Wednesday, February 27, 2008

Days Of Future Passed...

The Moody Blues, 1967. All I can say is wow what an excellent album. I cannot remember listening to this whole album all at one sitting in over 30 years, and therefore I cannot believe what I was letting myself miss out on for all that time.

Listening to it right now is like reliving a daydream that never quite faded away. If you are as old as me, and decide to listen to this, pay careful attention to the track: The Morning: Another Morning. Tell me was that childhood living or what!

This came out right as I passed from childhood into my teen years. I almost 12, or 12, when it was recorded in October 1967, and definitely 12 when it was released in November that same year. Yeah, I was a Beatles fan then, but that was all soon to change with fine music and lyrics like this, and this album was played over an over for years back then. This was definitely one of the first of all life based impressionistic albums of my youth. They covered life in a day, and I do mean a whole life covered in one day, all in one album of only 7 songs. From: "The Day Begins" all the way through to "The Night: Nights in White Satin". Damn it was and is good, and was as they said it from yesterday's dreams to tomorrows sighs.
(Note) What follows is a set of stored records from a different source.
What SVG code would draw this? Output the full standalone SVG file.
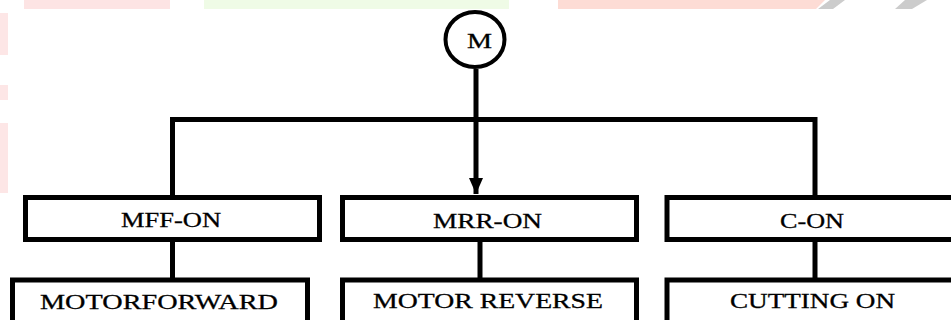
<svg xmlns="http://www.w3.org/2000/svg" width="951" height="320" viewBox="0 0 951 320">
<style>
.box{fill:#ffffff;stroke:#000000;stroke-width:5;}
.ln{fill:none;stroke:#000000;stroke-width:5;stroke-linejoin:miter;stroke-linecap:butt;}
.lbl{font-family:"Liberation Serif","Times New Roman",serif;font-size:22px;fill:#000000;stroke:#000000;stroke-width:0.3;}
</style>
<defs>
<marker id="arr" markerUnits="userSpaceOnUse" markerWidth="16" markerHeight="14" refX="16" refY="7" orient="auto">
<path d="M0,0 L16,7 L0,14 Z" fill="#000000"/>
</marker>
</defs>
<rect x="0" y="0" width="951" height="320" fill="#ffffff"/>
<g id="watermark">
<rect x="24" y="0" width="146" height="9" fill="#fde4e4"/>
<rect x="204" y="0" width="305" height="9" fill="#effbe6"/>
<path d="M558,0 H825 L816,9 H558 Z" fill="#fddcd5"/>
<path d="M830,0 H845 L833,9 H818 Z" fill="#cccccc"/>
<path d="M905,0 H927 L912,9 H895 Z" fill="#cccccc"/>
<rect x="0" y="13" width="8" height="42" fill="#fde6e6"/>
<rect x="0" y="85" width="8" height="15" fill="#fde6e6"/>
<rect x="0" y="123" width="8" height="70" fill="#fde6e6"/>
</g>
<g id="connectors">
<line class="ln" x1="476" y1="69" x2="476" y2="194" stroke-width="4" marker-end="url(#arr)"/>
<path class="ln" d="M172.5,195 V119.5 H815 V195"/>
<line class="ln" x1="172.5" y1="242" x2="172.5" y2="278"/>
<line class="ln" x1="480" y1="242" x2="480" y2="278"/>
<line class="ln" x1="815" y1="242" x2="815" y2="278"/>
</g>
<g id="node-M">
<ellipse cx="475" cy="39.5" rx="29.5" ry="27.5" fill="#ffffff" stroke="#000000" stroke-width="4"/>
<text class="lbl" x="467" y="48" font-size="23" textLength="25" lengthAdjust="spacingAndGlyphs">M</text>
</g>
<g id="node-mff-on">
<rect class="box" x="25.5" y="197.5" width="294" height="42"/>
<text class="lbl" x="121" y="227" textLength="100" lengthAdjust="spacingAndGlyphs">MFF-ON</text>
</g>
<g id="node-mrr-on">
<rect class="box" x="342.5" y="197.5" width="294" height="42"/>
<text class="lbl" x="433" y="228" textLength="109" lengthAdjust="spacingAndGlyphs">MRR-ON</text>
</g>
<g id="node-c-on">
<rect class="box" x="667" y="197.5" width="300" height="42"/>
<text class="lbl" x="780" y="228" textLength="64" lengthAdjust="spacingAndGlyphs">C-ON</text>
</g>
<g id="node-motorforward">
<rect class="box" x="12.5" y="280" width="295" height="60"/>
<text class="lbl" x="40" y="309" textLength="238" lengthAdjust="spacingAndGlyphs">MOTORFORWARD</text>
</g>
<g id="node-motor-reverse">
<rect class="box" x="342.5" y="280" width="294" height="60"/>
<text class="lbl" x="373" y="308" textLength="230" lengthAdjust="spacingAndGlyphs">MOTOR REVERSE</text>
</g>
<g id="node-cutting-on">
<rect class="box" x="667" y="280" width="300" height="60"/>
<text class="lbl" x="730" y="308" textLength="165" lengthAdjust="spacingAndGlyphs">CUTTING ON</text>
</g>
</svg>
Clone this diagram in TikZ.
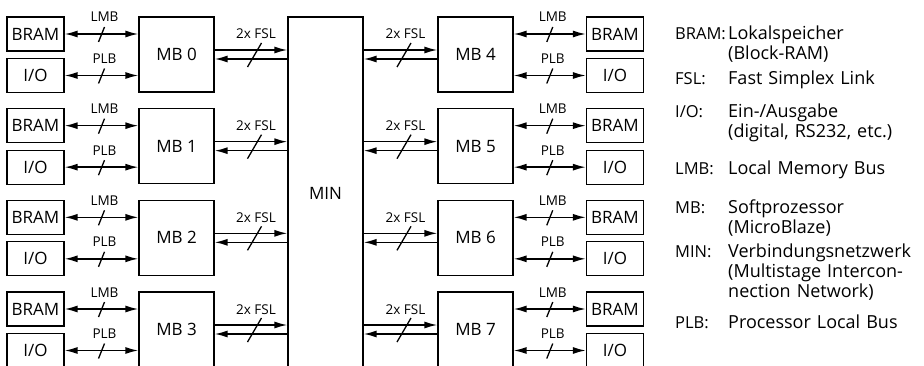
\documentclass[tikz,border=0pt]{standalone}
\usepackage{fontspec}
\setmainfont{Open Sans}
\usetikzlibrary{arrows.meta,positioning}

\tikzset{
  box/.style={draw, line width=1.3pt, inner sep=0pt, font=\fontsize{17}{20}\selectfont},
  mem/.style={box, minimum width=57pt, minimum height=34pt},
  proc/.style={box, minimum width=75pt, minimum height=75pt},
  bus/.style={line width=1.5pt},
  cut/.style={line width=1.3pt},
  lbl/.style={font=\fontsize{13.5}{16}\selectfont, anchor=base, inner sep=0pt, yshift=12pt},
  keyname/.style={font=\fontsize{16.5}{20}\selectfont, anchor=base west, inner sep=0pt},
  keydef/.style={keyname, font=\fontsize{18}{20}\selectfont, text width=195pt, align=left},
}

\begin{document}
\begin{tikzpicture}[x=1pt, y=-1pt, >={Latex[length=13pt,width=7pt]}]
\useasboundingbox (0,0) rectangle (924,366);

\node[box, minimum width=75pt, minimum height=352pt] (min) at (325.5,193) {MIN};

\foreach \i in {0,...,3} {
  \pgfmathsetmacro{\dy}{91.67*\i}
  \pgfmathtruncatemacro{\j}{\i+4}
  % left half
  \node[proc] (mb\i) at (176.5,54.5+\dy) {MB \i};
  \node[mem] (bram\i) at (35.5,34+\dy) {BRAM};
  \node[mem] (io\i) at (35.5,75.5+\dy) {I/O};
  \draw[bus,<->] (bram\i.east) -- (bram\i.east -| mb\i.west) coordinate[midway] (lmb\i) node[midway,lbl,xshift=3pt] {LMB};
  \draw[cut] (lmb\i) ++(-3,8) -- ++(6,-15);
  \draw[bus,<->] (io\i.east) -- (io\i.east -| mb\i.west) coordinate[midway] (plb\i) node[midway,lbl,xshift=3pt] {PLB};
  \draw[cut] (plb\i) ++(-3,8) -- ++(6,-15);
  \draw[bus,->] ([yshift=4.5pt]mb\i.east) -- ([yshift=4.5pt]mb\i.east -| min.west) coordinate[midway] (fsl\i) node[midway,lbl,yshift=-1pt,xshift=5pt] {2x FSL};
  \draw[bus,<-] ([yshift=-4.5pt]mb\i.east) -- ([yshift=-4.5pt]mb\i.east -| min.west);
  \draw[cut] (fsl\i) ++(-3.5,17) -- ++(14,-24);
  % right half
  \node[proc] (mb\j) at (475.5,54.5+\dy) {MB \j};
  \node[mem] (bram\j) at (615,34+\dy) {BRAM};
  \node[mem] (io\j) at (615,75.5+\dy) {I/O};
  \draw[bus,<->] (mb\j.east |- bram\j.west) -- (bram\j.west) coordinate[midway] (lmb\j) node[midway,lbl,xshift=3pt] {LMB};
  \draw[cut] (lmb\j) ++(-3,8) -- ++(6,-15);
  \draw[bus,<->] (mb\j.east |- io\j.west) -- (io\j.west) coordinate[midway] (plb\j) node[midway,lbl,xshift=3pt] {PLB};
  \draw[cut] (plb\j) ++(-3,8) -- ++(6,-15);
  \draw[bus,->] ([yshift=4.5pt]min.east |- mb\j.west) -- ([yshift=4.5pt]mb\j.west) coordinate[midway] (fsl\j) node[midway,lbl,yshift=-1pt,xshift=5pt] {2x FSL};
  \draw[bus,<-] ([yshift=-4.5pt]min.east |- mb\j.west) -- ([yshift=-4.5pt]mb\j.west);
  \draw[cut] (fsl\j) ++(-3.5,17) -- ++(14,-24);
}

% legend
\node[keyname] (kbram) at (675,40) {BRAM:};
\node[keydef] (dbram) at (728,40) {Lokalspeicher\\(Block-RAM)};
\node[keyname] (kfsl) at (675,85) {FSL:};
\node[keydef] (dfsl) at (728,85) {Fast Simplex Link};
\node[keyname] (kio) at (675,118) {I/O:};
\node[keydef] (dio) at (728,118) {Ein-/Ausgabe\\(digital, RS232, etc.)};
\node[keyname] (klmb) at (675,175) {LMB:};
\node[keydef] (dlmb) at (728,175) {Local Memory Bus};
\node[keyname] (kmb) at (675,214) {MB:};
\node[keydef] (dmb) at (728,214) {Softprozessor\\(MicroBlaze)};
\node[keyname] (kmin) at (675,258) {MIN:};
\node[keydef] (dmin) at (728,258) {Verbindungsnetzwerk\\(Multistage Intercon-\\nection Network)};
\node[keyname] (kplb) at (675,328) {PLB:};
\node[keydef] (dplb) at (728,328) {Processor Local Bus};
\end{tikzpicture}
\end{document}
To which I can truly say: today's sighs are often remnants of yesterday dreams for sure - mixed in with all that stuff we never dared dream about that blew many of our dreams all asunder (like growing up, graduating school, getting a job, war, crime, politics, hate, love, getting married, working hard for almost nothing so your kids will have it better, did I forget to mention having kids, slaving to get the American dream, illness, middle age, death, hardship, success, joy, old age and whatever).


Still though, some of those Nights in White Satin have survived unopened by the reader to whom they were written but to whom never sent. Those dreams survived all the way until today, many only tucked away in the recesses of faded memory, some more easily recalled. Yet others of them, at least for some of us, actually unfolded by the one for whom they were meant, blossomed into a reality, a lifetime of wonder, more marvelous than could ever have been just dreams of our youth. Dreams or reality you decide which was the better. Me I'll take the reality built upon the dreams, even upon the ones that never quite made it. As the album's last words said: "..but we decide which is right, and which is an illusion".

All the best,
Glenn B

3 comments:

Anonymous said...

I haven't listen to the Moody Blues in years, I have most of their albums (on vynal) but no turntable. Your post prompted me to download an electronic version. Who knows, maybe I'll recreate my entire collection. :-)

Glenn B said...

I have gathered some collection of DVDs over the past few years. I prefer the plastic even if the smaller size of a DVD than the all digital things my kids use (iPods and Dell DJs). I figure I can use them as frisbees once the technology is done away with.

Glenn B said...

By the way, I had an excellent turn table when I moved into my house about 13 years ago. I am 99.9% certain my wife threw it out. It is probably worth a fortune as a collectors piece, it was a highly rated turntable used about 5 times before we moved.